## Set problem
Could you write out every entry exactly as it stands?

## Entries provided

┌──

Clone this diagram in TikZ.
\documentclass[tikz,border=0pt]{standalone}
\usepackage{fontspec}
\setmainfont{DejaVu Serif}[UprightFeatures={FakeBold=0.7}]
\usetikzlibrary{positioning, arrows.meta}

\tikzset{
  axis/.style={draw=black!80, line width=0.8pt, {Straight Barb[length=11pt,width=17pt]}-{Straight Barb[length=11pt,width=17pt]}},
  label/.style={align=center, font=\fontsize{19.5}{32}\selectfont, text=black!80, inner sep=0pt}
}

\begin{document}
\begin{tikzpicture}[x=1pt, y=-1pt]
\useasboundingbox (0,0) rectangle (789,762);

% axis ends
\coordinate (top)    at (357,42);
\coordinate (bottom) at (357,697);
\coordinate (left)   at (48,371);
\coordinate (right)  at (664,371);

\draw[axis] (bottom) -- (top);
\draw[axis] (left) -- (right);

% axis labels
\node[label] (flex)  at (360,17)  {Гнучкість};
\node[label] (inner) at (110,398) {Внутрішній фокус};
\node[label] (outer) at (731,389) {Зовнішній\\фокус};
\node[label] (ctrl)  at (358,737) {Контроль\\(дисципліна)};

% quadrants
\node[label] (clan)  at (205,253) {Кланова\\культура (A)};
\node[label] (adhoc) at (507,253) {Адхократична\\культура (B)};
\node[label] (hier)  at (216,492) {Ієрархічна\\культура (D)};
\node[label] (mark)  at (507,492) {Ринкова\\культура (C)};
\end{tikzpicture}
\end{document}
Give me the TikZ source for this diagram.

└──

## Exercise result
Clone this diagram in TikZ.
\documentclass[tikz,border=0pt]{standalone}
\usepackage{fontspec}
\setmainfont{DejaVu Serif}[UprightFeatures={FakeBold=0.7}]
\usetikzlibrary{positioning, arrows.meta}

\tikzset{
  axis/.style={draw=black!80, line width=0.8pt, {Straight Barb[length=11pt,width=17pt]}-{Straight Barb[length=11pt,width=17pt]}},
  label/.style={align=center, font=\fontsize{19.5}{32}\selectfont, text=black!80, inner sep=0pt}
}

\begin{document}
\begin{tikzpicture}[x=1pt, y=-1pt]
\useasboundingbox (0,0) rectangle (789,762);

% axis ends
\coordinate (top)    at (357,42);
\coordinate (bottom) at (357,697);
\coordinate (left)   at (48,371);
\coordinate (right)  at (664,371);

\draw[axis] (bottom) -- (top);
\draw[axis] (left) -- (right);

% axis labels
\node[label] (flex)  at (360,17)  {Гнучкість};
\node[label] (inner) at (110,398) {Внутрішній фокус};
\node[label] (outer) at (731,389) {Зовнішній\\фокус};
\node[label] (ctrl)  at (358,737) {Контроль\\(дисципліна)};

% quadrants
\node[label] (clan)  at (205,253) {Кланова\\культура (A)};
\node[label] (adhoc) at (507,253) {Адхократична\\культура (B)};
\node[label] (hier)  at (216,492) {Ієрархічна\\культура (D)};
\node[label] (mark)  at (507,492) {Ринкова\\культура (C)};
\end{tikzpicture}
\end{document}
Give me the TikZ source for this diagram.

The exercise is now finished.